▸ **Code that draws figures**
↓

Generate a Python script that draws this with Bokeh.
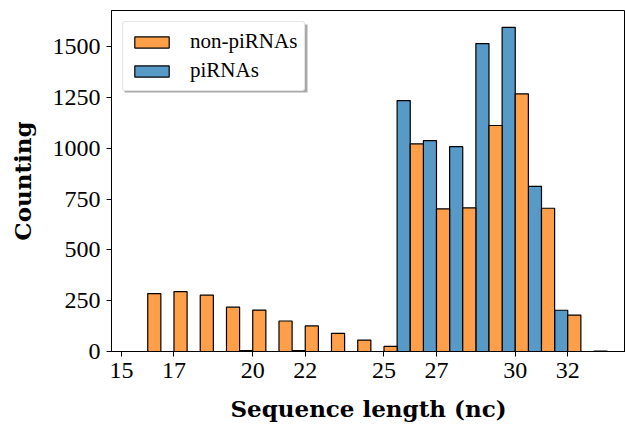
from bokeh.plotting import figure
from bokeh.models import Range1d, FixedTicker, Legend, LegendItem, ColumnDataSource, BoxAnnotation
from bokeh.transform import dodge
from bokeh.embed import file_html
from bokeh.resources import INLINE

lengths = list(range(16, 34))
pirnas = [0, 0, 0, 0, 5, 0, 4, 0, 0, 0, 1235, 1038, 1008, 1515, 1595, 813, 203, 0]
non_pirnas = [285, 295, 277, 218, 204, 150, 126, 89, 56, 25, 1022, 702, 707, 1112, 1268, 705, 179, 2]
x_ticks = [15, 17, 20, 22, 25, 27, 30, 32]
y_ticks = [0, 250, 500, 750, 1000, 1250, 1500]

BLUE = "#5799c7"
ORANGE = "#ff9f4a"
SERIF = "Liberation Serif"
BOLD = "DejaVu Serif"

src = ColumnDataSource(dict(length=lengths, pirnas=pirnas, non=non_pirnas))

p = figure(width=625, height=430, output_backend="svg", toolbar_location=None,
           x_range=Range1d(14.62, 34.2), y_range=Range1d(0, 1678),
           min_border_left=111, min_border_right=0, min_border_top=10, min_border_bottom=79)

r_pi = p.vbar(x=dodge("length", -0.25, range=p.x_range), top="pirnas", width=0.5, source=src,
              fill_color=BLUE, line_color="black", line_width=1.2)
r_non = p.vbar(x=dodge("length", 0.25, range=p.x_range), top="non", width=0.5, source=src,
               fill_color=ORANGE, line_color="black", line_width=1.2)

p.xgrid.visible = False
p.ygrid.visible = False
p.outline_line_color = "black"
p.outline_line_width = 1

for ax in (p.xaxis[0], p.yaxis[0]):
    ax.axis_line_color = "black"
    ax.major_tick_line_color = "black"
    ax.major_tick_out = 5
    ax.major_tick_in = 0
    ax.minor_tick_line_color = None
    ax.major_label_text_font = SERIF
    ax.major_label_text_font_size = "24px"
    ax.major_label_text_color = "black"
    ax.major_label_standoff = 6
    ax.axis_label_text_font = BOLD
    ax.axis_label_text_font_style = "bold"
    ax.axis_label_text_font_size = "23px"
    ax.axis_label_text_color = "black"

p.xaxis.ticker = FixedTicker(ticks=x_ticks)
p.yaxis.ticker = FixedTicker(ticks=y_ticks)
p.xaxis.axis_label = "Sequence length (nc)"
p.yaxis.axis_label = "Counting"
p.xaxis.axis_label_standoff = 14
p.yaxis.axis_label_standoff = 14

# legend drop shadow (screen pixels, measured from frame bottom-left)
shadow = BoxAnnotation(left=13, right=196, top=327, bottom=259,
                       left_units="screen", right_units="screen",
                       top_units="screen", bottom_units="screen",
                       fill_color="#aaaaaa", fill_alpha=1.0, line_color=None)
p.add_layout(shadow)

legend = Legend(items=[LegendItem(label="non-piRNAs", renderers=[r_non]),
                       LegendItem(label="piRNAs", renderers=[r_pi])],
                location="top_left", margin=11, padding=7, spacing=4,
                glyph_width=43, glyph_height=14, label_height=14, label_standoff=17,
                label_text_font=SERIF, label_text_font_size="21px",
                label_text_color="black",
                border_line_color="#cccccc", border_line_width=1.5,
                background_fill_color="white", background_fill_alpha=1.0)
if "border_radius" in Legend.properties():
    legend.border_radius = 3
p.add_layout(legend)

open("out.html", "w").write(file_html(p, INLINE))
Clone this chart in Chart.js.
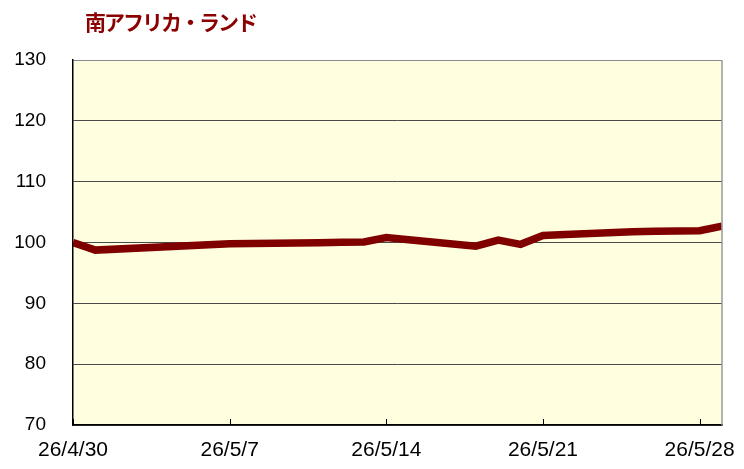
<!DOCTYPE html>
<html>
<head>
<meta charset="utf-8">
<script src="https://cdn.jsdelivr.net/npm/chart.js@4/dist/chart.umd.min.js"></script>
<style>
  html, body { margin: 0; padding: 0; background: #fff; }
  #wrap { position: relative; width: 744px; height: 469px; }
  #title {
    position: absolute; left: 85px; top: 10px;
    font: bold 21px "Noto Sans CJK JP", sans-serif;
    line-height: 22px; letter-spacing: -2px; color: #8b0000;
  }
</style>
</head>
<body>
<div id="wrap">
  <canvas id="chart" width="744" height="469"></canvas>
  <div id="title">南アフリカ・ランド</div>
</div>
<script>
// trading days and index values
const dates = [
  '2026-04-30', '2026-05-01', '2026-05-07', '2026-05-08', '2026-05-11',
  '2026-05-12', '2026-05-13', '2026-05-14', '2026-05-15', '2026-05-18',
  '2026-05-19', '2026-05-20', '2026-05-21', '2026-05-22', '2026-05-25',
  '2026-05-26', '2026-05-27', '2026-05-28', '2026-05-29'
];
const values = [
  100.0, 98.75, 99.8, 99.85, 99.95,
  100.05, 100.1, 100.8, 100.45, 99.4,
  100.4, 99.7, 101.15, 101.3, 101.75,
  101.85, 101.9, 101.95, 102.7
];
const tickLabels = ['26/4/30', '26/5/7', '26/5/14', '26/5/21', '26/5/28'];
const tickDays = [0, 7, 14, 21, 28];
const yTicks = [70, 80, 90, 100, 110, 120, 130];

const DAY = 86400000;
const start = Date.parse(dates[0]);
const points = dates.map((d, i) => ({ x: (Date.parse(d) - start) / DAY, y: values[i] }));

// yellow plot background, grey right edge, small inward ticks on the date axis
const plotFrame = {
  id: 'plotFrame',
  beforeDraw(chart) {
    const { ctx, chartArea: a } = chart;
    ctx.save();
    ctx.fillStyle = '#ffffe0';
    ctx.fillRect(a.left, a.top, a.right - a.left, a.bottom - a.top);
    ctx.restore();
  },
  afterDatasetsDraw(chart) {
    const { ctx, chartArea: a, scales } = chart;
    ctx.save();
    ctx.strokeStyle = '#9a9a9a';
    ctx.lineWidth = 1.5;
    ctx.beginPath();
    ctx.moveTo(a.right, a.top);
    ctx.lineTo(a.right, a.bottom);
    ctx.stroke();
    ctx.strokeStyle = '#000';
    ctx.lineWidth = 1;
    tickDays.forEach(d => {
      const x = Math.round(scales.x.getPixelForValue(d)) + 0.5;
      ctx.beginPath();
      ctx.moveTo(x, a.bottom);
      ctx.lineTo(x, a.bottom - 6);
      ctx.stroke();
    });
    ctx.restore();
  }
};

new Chart(document.getElementById('chart'), {
  type: 'line',
  data: {
    datasets: [{
      data: points,
      borderColor: '#800000',
      borderWidth: 7.5,
      pointRadius: 0,
      tension: 0,
      clip: 0
    }]
  },
  options: {
    responsive: false,
    animation: false,
    layout: { padding: { top: 60, right: 22, bottom: 0, left: 0 } },
    plugins: { legend: { display: false }, tooltip: { enabled: false } },
    scales: {
      x: {
        type: 'linear',
        min: 0,
        max: 29,
        afterBuildTicks: scale => { scale.ticks = tickDays.map(v => ({ value: v })); },
        afterFit: scale => {
          scale.height = 44;
          scale.paddingLeft = 0;
          scale.paddingRight = 0;
        },
        ticks: {
          autoSkip: false,
          maxRotation: 0,
          padding: 13,
          color: '#000',
          font: { family: 'Liberation Sans', size: 21 },
          callback: v => tickLabels[tickDays.indexOf(v)]
        },
        grid: { display: false, drawTicks: false },
        border: { color: '#000', width: 1.5 }
      },
      y: {
        min: 70,
        max: 130,
        afterBuildTicks: scale => { scale.ticks = yTicks.map(v => ({ value: v })); },
        afterFit: scale => { scale.width = 73; },
        ticks: {
          padding: 27,
          color: '#000',
          font: { family: 'Liberation Sans', size: 19 }
        },
        grid: {
          drawTicks: false,
          lineWidth: 1,
          color: ctx => (ctx.tick && ctx.tick.value === 130 ? '#8a8a8a' : '#4a4a4a')
        },
        border: { color: '#000', width: 1.5 }
      }
    }
  },
  plugins: [plotFrame]
});
</script>
</body>
</html>
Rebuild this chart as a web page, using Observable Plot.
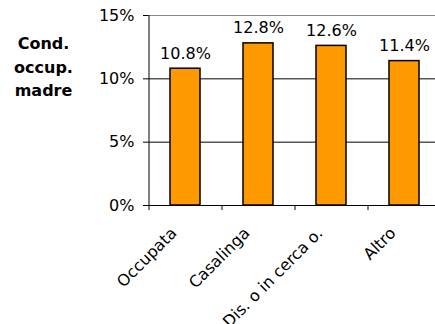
<!DOCTYPE html>
<html><head><meta charset="utf-8">
<script src="https://cdn.jsdelivr.net/npm/d3@7"></script>
<script src="https://cdn.jsdelivr.net/npm/@observablehq/plot@0.6"></script>
<style>body{margin:0;background:#fff;} svg{display:block;}</style>
</head><body>
<div id="chart"></div>
<script>
const categories = ["Occupata", "Casalinga", "Dis. o in cerca o.", "Altro"];
const values = [0.108, 0.128, 0.126, 0.114];
const yTicks = [0, 0.05, 0.10, 0.15];
const title = "Cond.\noccup.\nmadre";

const data = categories.map((c, i) => ({cat: c, value: values[i]}));
const fmt = d3.format(".1%");

const chart = Plot.plot({
  width: 435, height: 324,
  marginLeft: 148, marginRight: 0, marginTop: 15, marginBottom: 119,
  style: {fontFamily: "DejaVu Sans, Verdana, sans-serif", fontSize: "16px", color: "#000", background: "#fff"},
  x: {domain: categories, range: [148, 440], paddingInner: 0.59, paddingOuter: 0.295, axis: null},
  y: {domain: [0, 0.15], ticks: yTicks, tickFormat: d3.format(".0%"), tickSize: 5, tickPadding: 9, label: null},
  marks: [
    Plot.ruleY([0.15], {stroke: "#888", strokeWidth: 1}),
    Plot.ruleY([0.05, 0.10], {stroke: "#000", strokeWidth: 1}),
    Plot.barY(data, {x: "cat", y: "value", fill: "#FF9900", stroke: "#000", strokeWidth: 1.5}),
    Plot.ruleX([categories[0]], {x: d => d, y1: 0, y2: 0.15, dx: -36.5, stroke: "#000"}),
    Plot.ruleX(categories, {x: d => d, y1: 0, y2: 0, insetBottom: -5, dx: -36.5, stroke: "#000"}),
    Plot.ruleY([0], {stroke: "#000", strokeWidth: 1}),
    Plot.text(data, {x: "cat", y: "value", text: d => fmt(d.value), dy: -15.3, fontSize: 16, fill: "#000"}),
    Plot.text(categories, {x: d => d, y: 0, text: d => d, rotate: -45, textAnchor: "end", dx: -11.5, dy: 25, fontSize: 16, fill: "#000"}),
    Plot.text([title], {text: d => d, frameAnchor: "top-left", dx: -105, dy: 17, lineAnchor: "top", textAnchor: "middle", fontWeight: "bold", fontSize: 16, lineHeight: 1.47, fill: "#000"})
  ]
});
document.getElementById("chart").appendChild(chart);
</script>
</body></html>
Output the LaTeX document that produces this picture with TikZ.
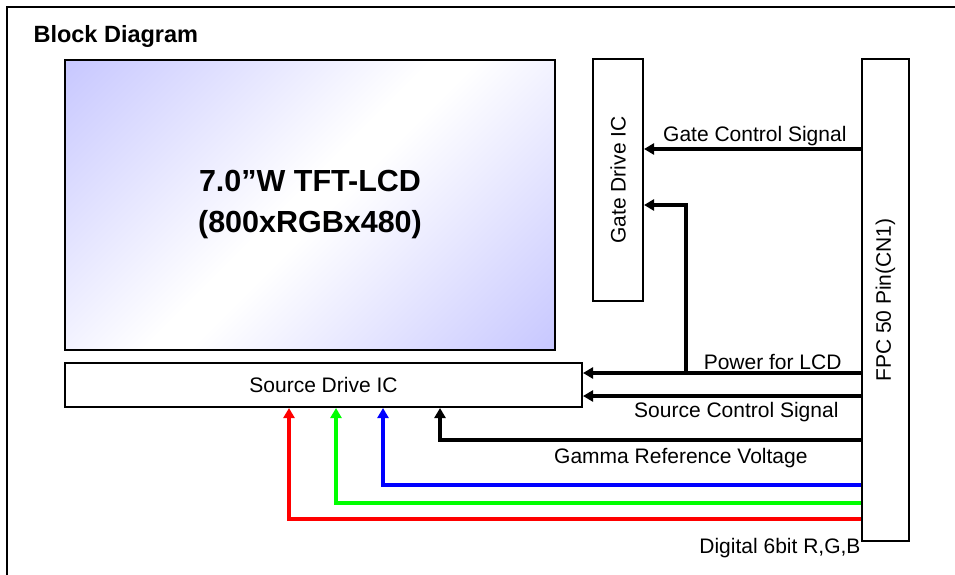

↑

▸ **TO DO**
Return, please, the exact lines from the beginning of the entries above through the line containing "from bokeh.resources import INLINE", both included; pictures are left out.

▸ **EXPECTED ANSWER**
Generate a Python script that draws this with Bokeh.
from bokeh.plotting import figure
from bokeh.models import Range1d, FixedTicker, Legend, LegendItem, ColumnDataSource, BoxAnnotation
from bokeh.transform import dodge
from bokeh.embed import file_html
from bokeh.resources import INLINE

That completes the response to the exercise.